Like Vigil, Jackson was all for a five-piece, so he brought his friend Fisher to the band's attention, asking, "Why not expand a little bit more?" The pro-keyboard faction won out, and the enhanced Throat Culture sound quickly made a convert out of Brown. "I think [the keyboard] is what now sets us apart from all these other, heavier local bands," says a confident Jackson. "It just deepens it."
Vigil sums up the move, saying, "Whether it's a dance beat or a dark, eerie sound, we just want to be able to have that tool."
Past experiences had soured Fisher on playing in a band, leading him to independently create electronic music prior to giving multiple-player rock and roll another shot with Throat Culture. This time around, the band experience is better: Fisher sees his goth-, ambient- and techno-inspired keyboards as a launching pad for Throat Culture to tinker with genre. "With guitar effects, you can do different sounds," he notes, "but with keyboards you can build an atmosphere, throw in beats or throw in samples. You're not limited by it." Melding techno and thrash metal isn't much of a stretch, Brown adds, because everybody in the band loves "aggressive music," be it metal or classical.
In Throat Culture's collective mind, the "heavy metal" label can be a burden. Says Fisher: "When anybody thinks of heavy metal, they're going to think Ozzy, or think of something like a hair band, but heavy metal's always been an experimental, loud, abrasive kind of music. Not real nice, not real cozy. There's no way around the fact that, yeah, we are a metal band...[but] I don't think I've ever told anybody, 'Yeah, we're a metal band.'"
"It's such a huge label," adds Jackson. "Heavy metal can be anything from Ozzy to..."

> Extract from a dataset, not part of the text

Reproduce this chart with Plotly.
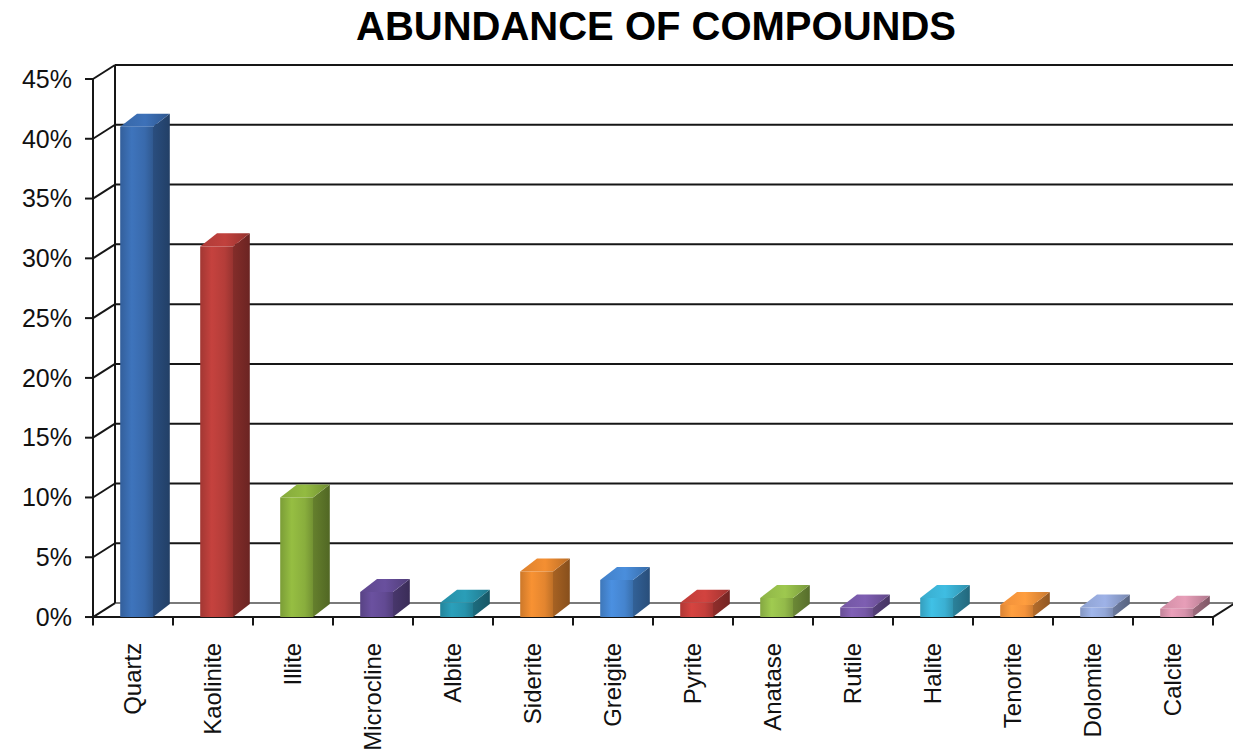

"Limp Bizkit!" offers Vigil, visibly amusing his cohorts, who are all in their mid-twenties and devout fans of late-'80s and early-'90s speed metal. While Vigil's exclamation is half-facetious, Fred Durst and Kid Rock just might be the current standard-bearers for the genre, at least in the eyes of the average seventeen-year-old Y2K metalhead -- if there is such a thing. Nonetheless, the rap-metal phenomenon is not a boat aboard which Throat Culture has intentions of jumping anytime soon.